Eye For Film >> Movies >> The Matador (2005) Film Review
The Matador
Reviewed by: Scott Macdonald
The Matador is an uncommon entertainment, skilfully written, about two mismatched characters and their strangely touching friendship. One of the many pleasures of the film is the manner in which it mixes pulpy ideas - the One Last Hit, the Buddy Movie - into something that feels fresh. Writer/director Richard Shepard has a knack for surprise and pulling visual, verbal and storytelling ideas from thin air.
Pierce Brosnan plays Julian Noble, a burned-out hitman, pulling a few last jobs for his omnipotent and unnamed employers. The first scene sets the tone and involves raiding a hooker's handbag for nail polish, further reinforced later in strutting through a hotel in nothing but a pair of cowboy boots - "Pierce's idea" assured Shepard - and black Speedos. His sense of humour is deliciously rustic and rude, with the choice cuts being a hilarious hatful of Asian whore jokes.
Noble is bumptious to a fault, unkempt, immature - he thinks nothing of dishing out schoolyard insults before a very public execution. He's also oversexed and ambidextrous. When told that "margaritas taste better in Mexico", he immediately quips "Yes, margaritas and cock." 007 would doubtless disapprove.
He meets failing businessman Danny Wright (Greg Kinnear) in a superbly sterile hotel bar in Mexico. Slightly the worse for wear, Julian strikes up a conversation. They talk about families and Danny opens up about his son's recent death. Julian immediately starts telling a filthy joke and the insulted Danny storms off..
It's the flowering moment in the movie, probably the first time that Julian has ever properly shared time, or even friendship, with anyone and regrets flubbing it. They meet again the day after. Danny demands an apology and gets a sincere one, as well as an invitation to a bullfight. The matadors embody flamboyance, agility, skill and brutality - and Julian appreciates their ethics.

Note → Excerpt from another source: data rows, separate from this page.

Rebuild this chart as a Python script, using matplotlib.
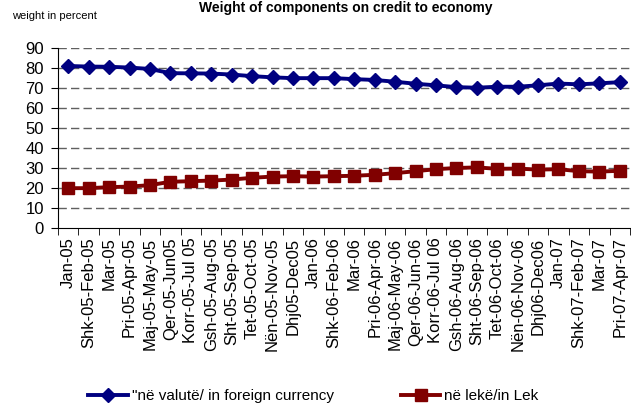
import matplotlib
matplotlib.use("Agg")
import matplotlib.pyplot as plt

plt.rcParams['font.family'] = ['Liberation Sans', 'DejaVu Sans']

# kategorite (muajt)
months = ['Jan-05', 'Shk-05-Feb-05', 'Mar-05', 'Pri-05-Apr-05', 'Maj-05-May-05',
          'Qer-05-Jun05', 'Korr-05-Jul 05', 'Gsh-05-Aug-05', 'Sht-05-Sep-05',
          'Tet-05-Oct-05', 'Nën-05-Nov-05', 'Dhj05-Dec05', 'Jan-06', 'Shk-06-Feb-06',
          'Mar-06', 'Pri-06-Apr-06', 'Maj-06-May-06', 'Qer-06-Jun-06', 'Korr-06-Jul 06',
          'Gsh-06-Aug-06', 'Sht-06-Sep-06', 'Tet-06-Oct-06', 'Nën-06-Nov-06',
          'Dhj06-Dec06', 'Jan-07', 'Shk-07-Feb-07', 'Mar-07', 'Pri-07-Apr-07']

# pesha ne perqindje
foreign = [81.0, 80.7, 80.6, 80.2, 79.5, 77.4, 77.3, 77.2, 76.7, 75.9, 75.3, 74.9,
           74.9, 74.9, 74.4, 74.0, 73.1, 72.1, 71.3, 70.4, 70.1, 70.6, 70.6, 71.3,
           72.2, 71.8, 72.3, 72.9]
lek = [19.8, 19.8, 20.3, 20.6, 21.3, 23.0, 23.3, 23.6, 24.1, 25.0, 25.6, 25.8,
       25.6, 25.8, 26.0, 26.5, 27.3, 28.3, 29.3, 29.9, 30.2, 29.5, 29.6, 29.1,
       29.3, 28.3, 28.1, 28.5]

fig = plt.figure(figsize=(6.31, 4.04), dpi=100)
ax = fig.add_axes([58 / 631, 1 - 227.7 / 404, (630 - 58) / 631, (227.7 - 48) / 404])

x = range(len(months))
ax.plot(x, foreign, color='#000080', lw=2.8, marker='D', markersize=7,
        label='"në valutë/ in foreign currency')
ax.plot(x, lek, color='#800000', lw=2.8, marker='s', markersize=8,
        label='në lekë/in Lek')

ax.set_ylim(0, 90)
ax.set_yticks(range(0, 91, 10))
ax.set_xlim(-0.5, len(months) - 0.5)
ax.set_xticks(range(len(months)))
ax.set_xticklabels(months, rotation=90, fontsize=12)
ax.set_xticks([i - 0.5 for i in range(len(months) + 1)], minor=True)
ax.tick_params(axis='x', which='major', length=0, pad=7)
ax.tick_params(axis='x', which='minor', length=5, direction='out', color='black')
ax.tick_params(axis='y', labelsize=12, length=5, pad=5, direction='out')

# linjat e rrjetit me vija
for v in range(10, 91, 10):
    ax.axhline(v, color='#606060', lw=1.0, dashes=(6, 3), zorder=0)

for s in ['top', 'right']:
    ax.spines[s].set_visible(False)

fig.text(346 / 631, 1 - 8 / 404, 'Weight of components on credit to economy',
         ha='center', va='center', fontsize=10, fontweight='bold')
fig.text(12 / 631, 1 - 16 / 404, 'weight in percent', ha='left', va='center', fontsize=8)

fig.legend(loc='center left', bbox_to_anchor=(88 / 631, 1 - 396 / 404), ncol=2,
           frameon=False, fontsize=11, borderpad=0, handlelength=2.6,
           handletextpad=0.25, columnspacing=4.4, borderaxespad=0)

fig.savefig('out.png', dpi=100)
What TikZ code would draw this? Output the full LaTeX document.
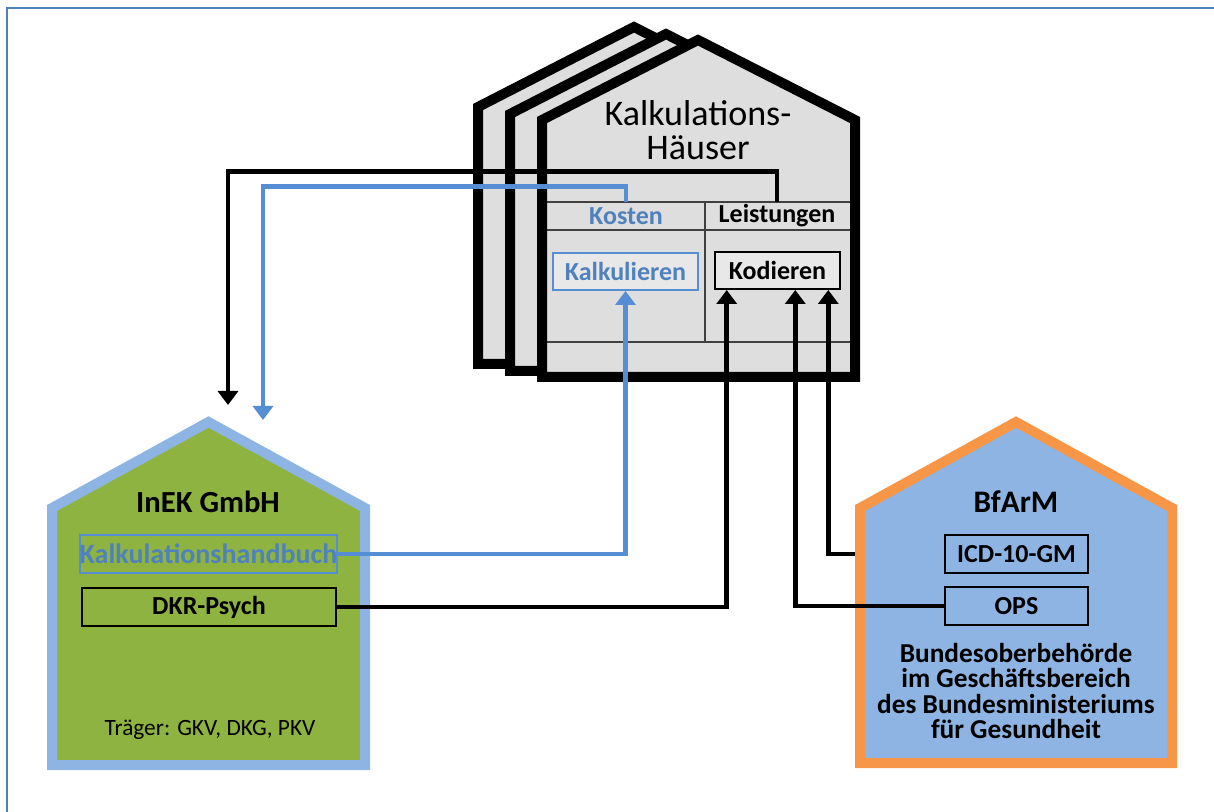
\documentclass[tikz,border=0pt]{standalone}
\usepackage{fontspec}
\setmainfont{Carlito}
\usepackage{xcolor}
\usetikzlibrary{arrows.meta,calc}
\definecolor{frameblue}{RGB}{79,129,189}
\definecolor{costblue}{RGB}{79,129,189}
\definecolor{linkblue}{RGB}{85,142,213}
\definecolor{inekgreen}{RGB}{143,179,64}
\definecolor{inekrim}{RGB}{142,180,227}
\definecolor{bfarmfill}{RGB}{142,180,227}
\definecolor{bfarmrim}{RGB}{247,150,70}
\definecolor{hausgray}{RGB}{222,222,222}
\tikzset{
	haus/.style={draw=black, line width=7.5pt, fill=hausgray},
	cell/.style={font=\bfseries\fontsize{19.5}{19.5}\selectfont, inner sep=0pt, minimum height=21pt},
	kbox/.style={draw, line width=1.5pt, inner sep=0pt, font=\bfseries\fontsize{19.5}{19.5}\selectfont},
	flow/.style={line width=3.6pt, -{Triangle[width=15pt,length=10.5pt]}}
}

\begin{document}
\begin{tikzpicture}[x=0.75pt,y=-0.75pt]
		\useasboundingbox (0,0) rectangle (1214,812);
		% Draw the frame
		\draw[frameblue, line width=1.5pt] (7,812) -- (7,8) -- (1214,8);
		% Draw the calculation houses
		\foreach \dx/\dy in {-64/-13,-32/-6,0/0}
			\draw[haus, shift={(\dx,\dy)}] (542,377) -- (542,120) -- (698,40) -- (855,120) -- (855,377) -- cycle;
		\draw[black!75, line width=1pt] (547,202) -- (850,202) (547,230) -- (850,230)
			(705,202) -- (705,342) (547,342) -- (850,342);
		\node[font=\fontsize{27}{25.5}\selectfont, align=center] (titel) at (698,130) {Kalkulations-\\Häuser};
		\node[cell, text=costblue] (kosten) at (626,216) {Kosten};
		\node[cell] (leistungen) at (777,216) {Leistungen};
		\node[kbox, draw=linkblue, text=costblue, fill=black!9, minimum width=108.75pt, minimum height=27.75pt] (kalk) at (625.5,271.5) {Kalkulieren};
		\node[kbox, fill=black!9, minimum width=93.75pt, minimum height=27.75pt] (kod) at (777.5,270.5) {Kodieren};
		% Draw the InEK house
		\draw[line width=7.5pt, draw=inekrim, fill=inekgreen] (52,765) -- (52,508) -- (208.5,422) -- (365,508) -- (365,765) -- cycle;
		\node[font=\bfseries\fontsize{23}{23}\selectfont] (inek) at (208,502) {InEK GmbH};
		\node[kbox, draw=linkblue, text=costblue, font=\bfseries\fontsize{21}{21}\selectfont, minimum width=190pt, minimum height=28.5pt] (handbuch) at (208.5,554) {Kalkulationshandbuch};
		\node[kbox, minimum width=190.5pt, minimum height=29pt] (dkr) at (209,607) {DKR-Psych};
		\node[font=\fontsize{17.5}{17.5}\selectfont] (traeger) at (210,730) {Träger: GKV, DKG, PKV};
		% Draw the BfArM house
		\draw[line width=7.5pt, draw=bfarmrim, fill=bfarmfill] (860,763) -- (860,508) -- (1016,422) -- (1172,508) -- (1172,763) -- cycle;
		\node[font=\bfseries\fontsize{23.5}{23.5}\selectfont] (bfarm) at (1016,502) {BfArM};
		\node[kbox, minimum width=107pt, minimum height=28.5pt] (icd) at (1016.5,554) {ICD-10-GM};
		\node[kbox, minimum width=107pt, minimum height=28pt] (ops) at (1016.5,606) {OPS};
		\node[font=\bfseries\fontsize{20.5}{19}\selectfont, align=center] (behoerde) at (1016,691) {Bundesoberbehörde\\im Geschäftsbereich\\des Bundesministeriums\\für Gesundheit};
		% Draw the connectors
		\coordinate (inekA) at (228,405);
		\coordinate (inekB) at (263,420);
		\coordinate (icdport) at (855,554);
		\draw[flow] (leistungen.north) -- ++(0,-30) -| (inekA);
		\draw[flow, linkblue] (kosten.north) -- ++(0,-15) -| (inekB);
		\draw[flow, linkblue] (handbuch.east) -| (kalk.south);
		\draw[flow] (dkr.east) -| ($(kod.south west)!0.1!(kod.south east)$);
		\draw[flow] (ops.west) -| ($(kod.south west)!0.64!(kod.south east)$);
		\draw[flow] (icdport) -| ($(kod.south west)!0.9!(kod.south east)$);
	\end{tikzpicture}
\end{document}
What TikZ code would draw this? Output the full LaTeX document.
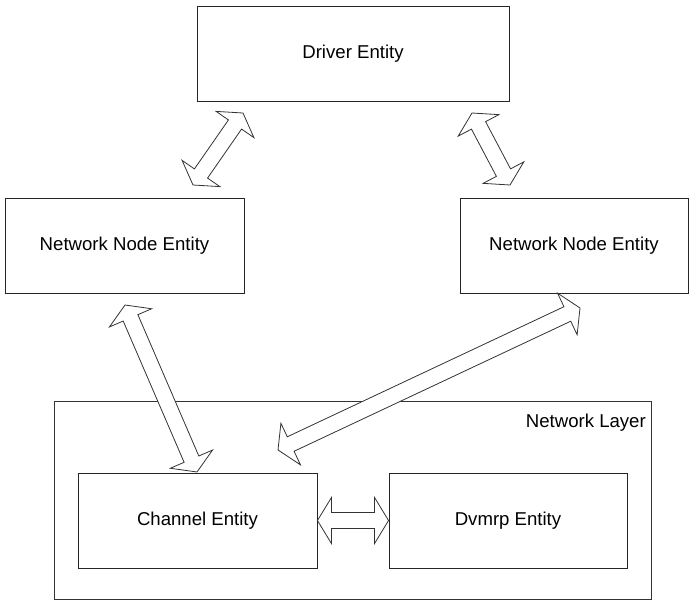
\documentclass[tikz,border=0pt]{standalone}
\usepackage{fontspec}
\setmainfont{Liberation Sans}
\usetikzlibrary{calc}
\tikzset{
  entity/.style={draw=black!85, line width=0.9pt, fill=white, rectangle, inner sep=0pt,
    font=\fontsize{18.6}{22}\selectfont},
  layerbox/.style={draw=black!80, line width=0.8pt, rectangle, inner sep=0pt},
  hollow/.style={draw=black!80, line width=0.8pt, fill=white, line join=miter},
  lbl/.style={inner sep=0pt, font=\fontsize{18.6}{22}\selectfont}
}
\newcommand{\hollowdbl}[2]{%
  \path let \p1=($(#2)-(#1)$) in \pgfextra{%
    \pgfmathsetmacro\hdangtmp{atan2(\y1,\x1)}%
    \pgfmathsetmacro\hdlentmp{veclen(\x1,\y1)}%
    \global\let\hdang\hdangtmp \global\let\hdlen\hdlentmp};
  \begin{scope}[shift={(#1)}, rotate=\hdang]
    \draw[hollow] (0,0) -- (14,23) -- (14,8) -- ({\hdlen-14},8) -- ({\hdlen-14},23)
      -- (\hdlen,0) -- ({\hdlen-14},-23) -- ({\hdlen-14},-8) -- (14,-8) -- (14,-23) -- cycle;
  \end{scope}
}
\begin{document}
\begin{tikzpicture}[x=1pt, y=-1pt]
\useasboundingbox (0,0) rectangle (692,602);
% boxes
\node[layerbox, minimum width=597, minimum height=198] (layer) at (353,500) {};
\node[lbl, anchor=east] (layerlbl) at (646,423) {Network Layer};
\node[entity, minimum width=312, minimum height=95] (driver) at (353,53.5) {Driver Entity};
\node[entity, minimum width=239, minimum height=95] (nnl) at (124.5,245.5) {Network Node Entity};
\node[entity, minimum width=228, minimum height=95] (nnr) at (574,245.5) {Network Node Entity};
\node[entity, minimum width=239, minimum height=95] (channel) at (197.5,520.5) {Channel Entity};
\node[entity, minimum width=238, minimum height=95] (dvmrp) at (508,520.5) {Dvmrp Entity};
% arrow end points
\coordinate (a1s) at (193,185);
\coordinate (a1e) at (243,113);
\coordinate (a2s) at (472,113);
\coordinate (a2e) at (510,185);
\coordinate (a3s) at (125,305);
\coordinate (a3e) at (197,472);
\coordinate (a4s) at (580,308);
\coordinate (a4e) at (278,450);
% arrows
\hollowdbl{a1s}{a1e}
\hollowdbl{a2s}{a2e}
\hollowdbl{a3s}{a3e}
\hollowdbl{a4s}{a4e}
\hollowdbl{channel.east}{dvmrp.west}
\end{tikzpicture}
\end{document}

This sets up the basis of the relationship and Julian reveals his occupation - "a facilitator of fatalities." Intrigued, Danny asks that he prove it by discussing how he would murder a rich man with bodyguards, which leads into the showpiece scene, a visual dissertation of how to get away with murder. It's both breakneck fast and much funnier than you would think.
This is Brosnan's best performance and he relishes the combination of comedy and acting. His career thus far reminds us of an inverse Bill Murray, an icon turned sad clown. His self-loathing hitman, discovering sentimentality, is magnetic and yet the audience never quite feels safe in his company. Kinnear plays the role he's forever destined to play, the straight man, keeping one foot in reality.
Later, Julian turns up at Danny's home, and meets his wife (Hope Davis, in a great comic performance), even charming and dancing with her to The Small Hours O' Morning. This has the delightful feel of situation comedy, as Danny fitfully explains to his wife that "for an assassin, he's very nice." It's a knife-edge scene, neither over, nor underplayed.
DOP David Tattersall (Die Another Day, the Star Wars prequels) creates a constantly engaging visual design, keeping the camera as an integral part of the movie's energetic flow, from every and any angle. A particular sequence, describing Julian's mental breakdown, works beautifully, from the fish-eye lens keeping a freaked-out Brosnan in the foreground, with the background also kept in solid focus, to a floor-height shot of him in a pile of donkey shit.
It is hard not to be entertained, even impressed, by The Matador. It neatly sidelines genre dictation, in much the same way that Kiss Kiss, Bang Bang avoided and embraced the cliches of hard-boiled detective stories and film noir. It devotes time and effort to its characterisation and rewards us with a pay off of surprising pathos.